[Provided data]
▽
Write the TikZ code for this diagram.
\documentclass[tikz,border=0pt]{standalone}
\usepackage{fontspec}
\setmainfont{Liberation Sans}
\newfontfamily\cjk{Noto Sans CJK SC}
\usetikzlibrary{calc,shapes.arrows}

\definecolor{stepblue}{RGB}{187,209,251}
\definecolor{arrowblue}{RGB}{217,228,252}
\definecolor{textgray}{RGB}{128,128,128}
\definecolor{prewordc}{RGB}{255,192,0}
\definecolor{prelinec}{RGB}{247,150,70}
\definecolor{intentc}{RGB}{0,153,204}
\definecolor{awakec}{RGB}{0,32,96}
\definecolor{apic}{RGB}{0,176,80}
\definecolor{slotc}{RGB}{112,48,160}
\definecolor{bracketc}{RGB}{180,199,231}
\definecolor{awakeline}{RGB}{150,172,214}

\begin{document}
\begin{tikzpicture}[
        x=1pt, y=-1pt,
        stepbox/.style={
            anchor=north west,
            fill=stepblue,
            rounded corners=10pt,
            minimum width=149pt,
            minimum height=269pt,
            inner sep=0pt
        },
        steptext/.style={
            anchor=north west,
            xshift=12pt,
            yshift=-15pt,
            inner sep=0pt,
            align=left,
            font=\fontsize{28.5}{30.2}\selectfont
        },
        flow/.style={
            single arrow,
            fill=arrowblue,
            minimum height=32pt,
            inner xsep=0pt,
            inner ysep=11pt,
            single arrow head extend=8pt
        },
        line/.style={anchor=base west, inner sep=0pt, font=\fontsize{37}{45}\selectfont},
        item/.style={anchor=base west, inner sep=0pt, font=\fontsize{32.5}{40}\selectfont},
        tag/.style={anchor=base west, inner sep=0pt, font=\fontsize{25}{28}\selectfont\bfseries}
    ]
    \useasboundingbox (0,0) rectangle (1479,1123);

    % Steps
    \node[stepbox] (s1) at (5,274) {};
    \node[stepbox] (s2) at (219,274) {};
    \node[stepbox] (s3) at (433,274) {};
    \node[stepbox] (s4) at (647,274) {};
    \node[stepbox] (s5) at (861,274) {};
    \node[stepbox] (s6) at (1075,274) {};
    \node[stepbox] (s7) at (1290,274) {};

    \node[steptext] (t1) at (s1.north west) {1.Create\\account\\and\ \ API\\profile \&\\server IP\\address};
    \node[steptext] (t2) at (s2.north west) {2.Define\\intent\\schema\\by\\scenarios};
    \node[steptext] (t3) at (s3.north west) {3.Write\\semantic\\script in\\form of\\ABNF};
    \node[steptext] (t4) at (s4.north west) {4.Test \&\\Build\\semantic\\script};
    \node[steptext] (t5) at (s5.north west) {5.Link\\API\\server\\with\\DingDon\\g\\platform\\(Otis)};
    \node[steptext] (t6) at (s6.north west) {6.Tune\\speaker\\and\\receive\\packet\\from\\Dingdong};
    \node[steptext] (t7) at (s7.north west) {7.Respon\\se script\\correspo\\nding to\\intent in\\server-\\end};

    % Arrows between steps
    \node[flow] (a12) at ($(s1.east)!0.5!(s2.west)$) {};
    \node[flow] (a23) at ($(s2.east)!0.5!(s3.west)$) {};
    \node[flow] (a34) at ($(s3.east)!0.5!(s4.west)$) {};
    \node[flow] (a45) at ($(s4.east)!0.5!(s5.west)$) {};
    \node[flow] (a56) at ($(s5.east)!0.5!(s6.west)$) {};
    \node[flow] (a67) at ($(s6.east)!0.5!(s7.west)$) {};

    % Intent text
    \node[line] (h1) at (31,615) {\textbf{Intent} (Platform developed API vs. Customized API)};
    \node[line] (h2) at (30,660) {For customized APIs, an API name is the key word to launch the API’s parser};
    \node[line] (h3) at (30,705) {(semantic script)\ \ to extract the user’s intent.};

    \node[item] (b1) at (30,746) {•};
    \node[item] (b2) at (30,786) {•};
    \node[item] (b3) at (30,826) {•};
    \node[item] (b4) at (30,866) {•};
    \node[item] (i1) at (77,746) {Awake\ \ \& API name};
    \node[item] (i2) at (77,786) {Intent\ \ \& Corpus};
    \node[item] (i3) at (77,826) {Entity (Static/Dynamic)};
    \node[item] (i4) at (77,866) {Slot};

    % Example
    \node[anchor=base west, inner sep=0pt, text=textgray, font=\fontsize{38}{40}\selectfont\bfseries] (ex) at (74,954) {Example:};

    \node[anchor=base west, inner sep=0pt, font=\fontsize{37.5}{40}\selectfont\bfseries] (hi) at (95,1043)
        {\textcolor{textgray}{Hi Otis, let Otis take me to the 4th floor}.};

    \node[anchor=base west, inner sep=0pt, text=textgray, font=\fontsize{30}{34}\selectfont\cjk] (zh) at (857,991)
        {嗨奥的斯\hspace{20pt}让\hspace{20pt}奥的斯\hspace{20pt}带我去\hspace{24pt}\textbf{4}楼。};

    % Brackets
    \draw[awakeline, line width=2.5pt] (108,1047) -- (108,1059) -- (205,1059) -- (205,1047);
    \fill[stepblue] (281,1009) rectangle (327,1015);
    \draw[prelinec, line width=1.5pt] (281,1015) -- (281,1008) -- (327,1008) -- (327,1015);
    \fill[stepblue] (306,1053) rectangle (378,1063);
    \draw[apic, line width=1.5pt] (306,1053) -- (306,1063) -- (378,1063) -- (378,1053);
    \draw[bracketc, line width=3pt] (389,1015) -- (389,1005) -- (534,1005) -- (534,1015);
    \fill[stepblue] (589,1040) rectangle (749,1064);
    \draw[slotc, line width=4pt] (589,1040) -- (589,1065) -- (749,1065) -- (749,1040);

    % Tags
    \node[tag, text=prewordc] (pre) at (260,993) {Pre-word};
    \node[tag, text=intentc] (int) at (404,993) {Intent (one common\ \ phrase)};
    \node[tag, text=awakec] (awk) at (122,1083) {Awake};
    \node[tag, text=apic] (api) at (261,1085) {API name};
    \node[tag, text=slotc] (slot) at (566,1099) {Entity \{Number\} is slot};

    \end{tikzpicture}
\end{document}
△
▽
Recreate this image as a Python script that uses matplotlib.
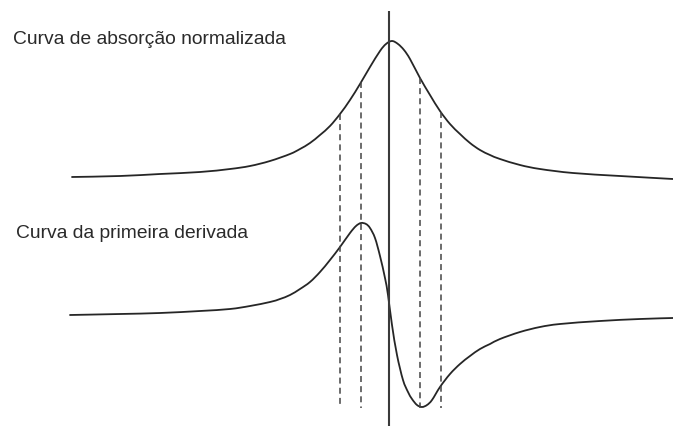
△
▽
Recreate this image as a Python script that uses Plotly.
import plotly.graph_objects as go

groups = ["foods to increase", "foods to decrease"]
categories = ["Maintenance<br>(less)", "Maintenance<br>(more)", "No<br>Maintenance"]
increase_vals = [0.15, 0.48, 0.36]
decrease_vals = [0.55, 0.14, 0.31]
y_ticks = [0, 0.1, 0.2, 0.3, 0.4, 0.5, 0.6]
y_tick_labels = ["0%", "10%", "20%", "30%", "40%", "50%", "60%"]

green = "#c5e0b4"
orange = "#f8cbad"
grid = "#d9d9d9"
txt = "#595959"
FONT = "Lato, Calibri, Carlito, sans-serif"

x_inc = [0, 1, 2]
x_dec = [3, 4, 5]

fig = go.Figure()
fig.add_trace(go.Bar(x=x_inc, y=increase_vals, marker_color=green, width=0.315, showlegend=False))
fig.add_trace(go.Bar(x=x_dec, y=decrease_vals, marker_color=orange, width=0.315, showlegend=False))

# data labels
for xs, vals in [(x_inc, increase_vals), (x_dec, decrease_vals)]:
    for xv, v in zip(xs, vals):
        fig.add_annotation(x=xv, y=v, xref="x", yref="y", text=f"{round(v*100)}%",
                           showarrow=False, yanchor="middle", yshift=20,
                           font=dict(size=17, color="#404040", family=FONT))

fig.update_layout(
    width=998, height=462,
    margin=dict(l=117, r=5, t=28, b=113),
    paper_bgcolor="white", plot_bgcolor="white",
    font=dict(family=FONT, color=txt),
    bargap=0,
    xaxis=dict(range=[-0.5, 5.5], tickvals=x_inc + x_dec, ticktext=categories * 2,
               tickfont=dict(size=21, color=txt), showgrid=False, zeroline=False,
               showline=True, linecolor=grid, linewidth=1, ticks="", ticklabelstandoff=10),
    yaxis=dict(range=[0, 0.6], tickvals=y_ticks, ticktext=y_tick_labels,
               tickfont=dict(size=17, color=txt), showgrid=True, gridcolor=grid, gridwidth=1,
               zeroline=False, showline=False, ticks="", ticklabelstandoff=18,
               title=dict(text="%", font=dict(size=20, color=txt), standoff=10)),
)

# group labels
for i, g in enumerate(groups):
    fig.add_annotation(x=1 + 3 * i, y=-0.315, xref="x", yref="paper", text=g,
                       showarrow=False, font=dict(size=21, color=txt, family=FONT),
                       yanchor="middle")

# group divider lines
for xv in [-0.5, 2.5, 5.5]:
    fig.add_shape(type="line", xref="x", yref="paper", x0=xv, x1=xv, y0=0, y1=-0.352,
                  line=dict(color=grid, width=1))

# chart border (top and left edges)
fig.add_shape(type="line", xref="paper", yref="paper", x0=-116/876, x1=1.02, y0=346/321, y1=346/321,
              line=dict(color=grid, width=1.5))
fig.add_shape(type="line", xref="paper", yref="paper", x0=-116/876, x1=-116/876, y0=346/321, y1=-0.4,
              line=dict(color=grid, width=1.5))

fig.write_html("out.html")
△
[Your instructions] Starting at the line that contains "Write the TikZ code for this diagram." and ending at the line that contains "(0,0) rectangle (1479,1123);", retype each line exactly; omit everything outside that range.

[Solution for this task]
Write the TikZ code for this diagram.
\documentclass[tikz,border=0pt]{standalone}
\usepackage{fontspec}
\setmainfont{Liberation Sans}
\newfontfamily\cjk{Noto Sans CJK SC}
\usetikzlibrary{calc,shapes.arrows}

\definecolor{stepblue}{RGB}{187,209,251}
\definecolor{arrowblue}{RGB}{217,228,252}
\definecolor{textgray}{RGB}{128,128,128}
\definecolor{prewordc}{RGB}{255,192,0}
\definecolor{prelinec}{RGB}{247,150,70}
\definecolor{intentc}{RGB}{0,153,204}
\definecolor{awakec}{RGB}{0,32,96}
\definecolor{apic}{RGB}{0,176,80}
\definecolor{slotc}{RGB}{112,48,160}
\definecolor{bracketc}{RGB}{180,199,231}
\definecolor{awakeline}{RGB}{150,172,214}

\begin{document}
\begin{tikzpicture}[
        x=1pt, y=-1pt,
        stepbox/.style={
            anchor=north west,
            fill=stepblue,
            rounded corners=10pt,
            minimum width=149pt,
            minimum height=269pt,
            inner sep=0pt
        },
        steptext/.style={
            anchor=north west,
            xshift=12pt,
            yshift=-15pt,
            inner sep=0pt,
            align=left,
            font=\fontsize{28.5}{30.2}\selectfont
        },
        flow/.style={
            single arrow,
            fill=arrowblue,
            minimum height=32pt,
            inner xsep=0pt,
            inner ysep=11pt,
            single arrow head extend=8pt
        },
        line/.style={anchor=base west, inner sep=0pt, font=\fontsize{37}{45}\selectfont},
        item/.style={anchor=base west, inner sep=0pt, font=\fontsize{32.5}{40}\selectfont},
        tag/.style={anchor=base west, inner sep=0pt, font=\fontsize{25}{28}\selectfont\bfseries}
    ]
    \useasboundingbox (0,0) rectangle (1479,1123);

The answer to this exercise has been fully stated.